The wine list is a joy to look through after the overpriced lists of
Dublin. It's a fairly long list, the wines are well spread by type and
nationality and the prices are very modest. Here's a few: a Gigondas for
€26, a Gewurztraminer Reserve for €21 and a Spanish Laguna Gran
Reserva 1996 for €23. Eventually we settled for a Sancerre from Blondelet,
which was listed at €33.
Before we had our starters we were presented with an amuse bouche each,
a small tasting of the beef carpaccio. This pleased me, since it was my
second choice of starter and I was delighted to be able to try it. It
was served with a rocket and Parmesan salad, nicely dressed with good
oil, so it made a good start to our meal. Throughout the meal Nevin and
I did what all good foodies should, and shared tid-bits and morsels to
each other, so we both tasted all of our choices.
Our starters arrived, the prawns for Nevin and the seared tuna for me.
The tuna was more cooked than seared, but it presented well. Nevin's prawns
looked and tasted great - the ketaffi pastry gives the impression that
the prawns have been wrapped in shredded wheat, but the mixture of tastes
and textures was very successful.
The main courses looked wonderful. A large Dover sole almost overlapped
lapped Nevin's plate. It had been simply done; pan fried and served with
garlic butter. I wasn't completely convinced by this dish - Dover sole
these days is something of a rarity and it's a subtly flavoured fish,
so making it taste of garlic seems to me to waste the taste of the fish.
Still, garlic butter is very tasty, so between us, and despite my intellectual
reservations, we finished it. My rabbit came served as a ballotine, and
up to now whenever I had it served like that it's been dry and hard to
chew. This ballotine was truly excellent, the boned loin was still moist
and succulent and was perfectly cooked.
To finish our meal Nevin picked the hot chocolate truffles and I had
the rhubarb crumble. The hot baked truffles were wonderful: made to look
like little piggies, their fat backsides containing the oozing chocolate
sauce. My crumble was a refined version of the usual fare, daintily served
and light in texture it made an excellent end to my meal.

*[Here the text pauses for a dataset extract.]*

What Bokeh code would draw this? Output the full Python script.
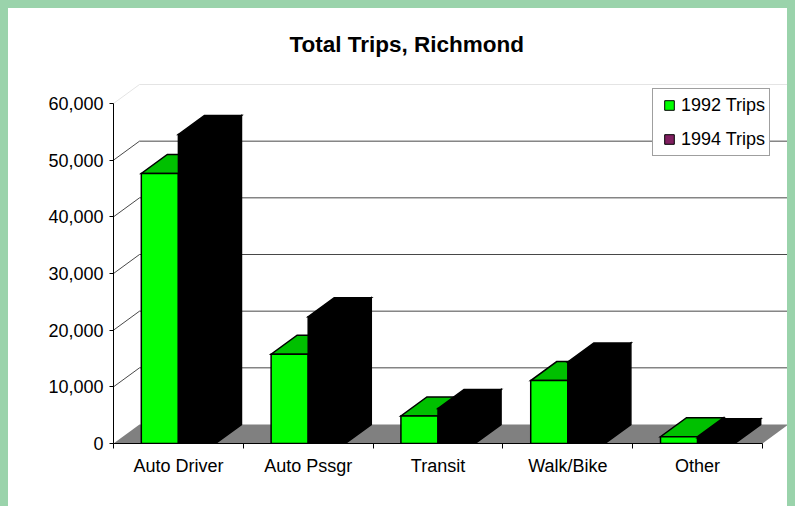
import math
from bokeh.plotting import figure
from bokeh.models import (Range1d, FixedTicker, NumeralTickFormatter, Legend, LegendItem,
                          ColumnDataSource)
from bokeh.embed import file_html
from bokeh.resources import INLINE

# ---------------- data ----------------
categories = ["Auto Driver", "Auto Pssgr", "Transit", "Walk/Bike", "Other"]
trips_1992 = [47650, 15750, 4870, 11100, 1200]
trips_1994 = [54550, 22350, 6180, 14400, 1000]
series_names = ["1992 Trips", "1994 Trips"]
y_ticks = [0, 10000, 20000, 30000, 40000, 50000, 60000]
chart_title = "Total Trips, Richmond"

# ---------------- geometry / style ----------------
FONT = "Liberation Sans"
PX_PER_CAT = 129.8
PX_PER_VAL = 340.0 / 60000.0
FRAME_W = 682
FRAME_H = 373
DEPTH_X = 26.0 / PX_PER_CAT
DEPTH_Y = 19.0 / PX_PER_VAL
BAR_W = 1.0 / 3.5
GAP = (1.0 - 2 * BAR_W) / 2.0

n = len(categories)
y_max_axis = y_ticks[-1]

p = figure(frame_width=FRAME_W, frame_height=FRAME_H,
           x_range=Range1d(0, FRAME_W / PX_PER_CAT),
           y_range=Range1d(0, FRAME_H / PX_PER_VAL),
           output_backend="svg", toolbar_location=None,
           min_border_left=105, min_border_right=0, min_border_top=62, min_border_bottom=63,
           background_fill_color="white", background_fill_alpha=0.0,
           border_fill_color="white", border_fill_alpha=0.0,
           outline_line_color=None)
p.styles = {"outline": "1px solid #5a5a5a", "background-color": "white"}
p.xgrid.visible = False
p.ygrid.visible = False

# title
p.title.text = chart_title
p.title.text_font = FONT
p.title.text_font_style = "bold"
p.title.text_font_size = "22.5px"
p.title.text_color = "black"
p.title.align = "left"
p.title.offset = 176
p.title.standoff = 27

# y axis
ya = p.yaxis[0]
ya.ticker = FixedTicker(ticks=y_ticks)
ya.formatter = NumeralTickFormatter(format="0,0")
ya.bounds = (0, y_max_axis)
ya.major_tick_out = 4
ya.major_tick_in = 0
ya.minor_tick_out = 0
ya.minor_tick_in = 0
ya.major_label_standoff = 6
ya.major_label_text_font = FONT
ya.major_label_text_font_size = "18px"
ya.major_label_text_color = "black"
ya.axis_line_color = "black"
ya.major_tick_line_color = "black"

# x axis (category labels at centres, tick marks at boundaries)
xa = p.xaxis[0]
centres = [i + 0.5 for i in range(n)]
xa.ticker = FixedTicker(ticks=centres, minor_ticks=list(range(n + 1)))
xa.major_label_overrides = {c: name for c, name in zip(centres, categories)}
xa.bounds = (0, n)
xa.major_tick_out = 0
xa.major_tick_in = 0
xa.minor_tick_out = 5
xa.minor_tick_in = 0
xa.minor_tick_line_color = "black"
xa.axis_line_color = "black"
xa.major_label_standoff = 7
xa.major_label_text_font = FONT
xa.major_label_text_font_size = "18px"
xa.major_label_text_color = "black"

# floor
p.patch(x=[0, n, n + DEPTH_X, DEPTH_X], y=[0, 0, DEPTH_Y, DEPTH_Y],
        fill_color="#808080", line_color=None)

# walls gridlines (left wall diagonals + back wall lines)
grid_vals = y_ticks[1:]
for v in grid_vals:
    col = "#e4e4e4" if v == y_max_axis else "#484848"
    p.segment(x0=[0, DEPTH_X], y0=[v, v + DEPTH_Y], x1=[DEPTH_X, n + DEPTH_X],
              y1=[v + DEPTH_Y, v + DEPTH_Y], line_color=col, line_width=1)


def bar_faces(values, s):
    fx0, fx1, fy0, fy1 = [], [], [], []
    tx, ty, sx, sy = [], [], [], []
    for i, v in enumerate(values):
        x0 = i + GAP + s * BAR_W
        x1 = x0 + BAR_W
        fx0.append(x0); fx1.append(x1); fy0.append(0); fy1.append(v)
        tx.append([x0, x1, x1 + DEPTH_X, x0 + DEPTH_X])
        ty.append([v, v, v + DEPTH_Y, v + DEPTH_Y])
        sx.append([x1, x1 + DEPTH_X, x1 + DEPTH_X, x1])
        sy.append([0, DEPTH_Y, v + DEPTH_Y, v])
    return (dict(left=fx0, right=fx1, bottom=fy0, top=fy1), dict(xs=tx, ys=ty), dict(xs=sx, ys=sy))


styles = [
    dict(front="#00FF00", top="#00C000", side="#008000"),
    dict(front="#000000", top="#000000", side="#000000"),
]
for s, vals in enumerate([trips_1992, trips_1994]):
    front, top, side = bar_faces(vals, s)
    st = styles[s]
    p.patches(xs="xs", ys="ys", source=ColumnDataSource(side), fill_color=st["side"],
              line_color="black", line_width=1.5, line_join="miter")
    p.patches(xs="xs", ys="ys", source=ColumnDataSource(top), fill_color=st["top"],
              line_color="black", line_width=1.5, line_join="miter")
    p.quad(left="left", right="right", bottom="bottom", top="top",
           source=ColumnDataSource(front), fill_color=st["front"],
           line_color="black", line_width=1.5, line_join="miter")

# legend (swatches)
legend_colors = ["#00FF00", "#802060"]
items = []
for name, c in zip(series_names, legend_colors):
    r = p.scatter(x=[math.nan], y=[math.nan], marker="square", size=10, fill_color=c,
                  line_color="black", line_width=1)
    items.append(LegendItem(label=name, renderers=[r]))

legend = Legend(items=items, location=(539, 287), orientation="vertical",
                glyph_width=24, glyph_height=24, label_height=24, label_standoff=-6,
                padding=4, spacing=10, margin=0,
                label_text_font=FONT, label_text_font_size="18px", label_text_color="black",
                border_line_color="#404040", border_line_width=1,
                background_fill_color="white", background_fill_alpha=1.0)
p.add_layout(legend, "center")

html = file_html(p, INLINE, title="Total Trips, Richmond")
html = html.replace("</head>",
                    "<style>html,body{overflow:hidden !important;} "
                    "body{background:#9AD3AB !important;margin:8px !important;}</style></head>", 1)
open("out.html", "w").write(html)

After the meal we spoke to Geroid Lynch, the chef proprietor with his
wife Tara, and I was happy to learn that they're being supported by the
people of Cavan. That's part of the change in Ireland as well, the fact
that people are increasingly looking for good food and are prepared to
make a drive to get it. I thought the Olde Post is doing a fine job -
it's bringing well made food to Co. Cavan and it supports local suppliers
of raw ingredients, all of whom are listed on the menu. If this is the
direction new Irish cuisine is going in, I'm all in favour of it. The
bill for the two of us came to €133.50.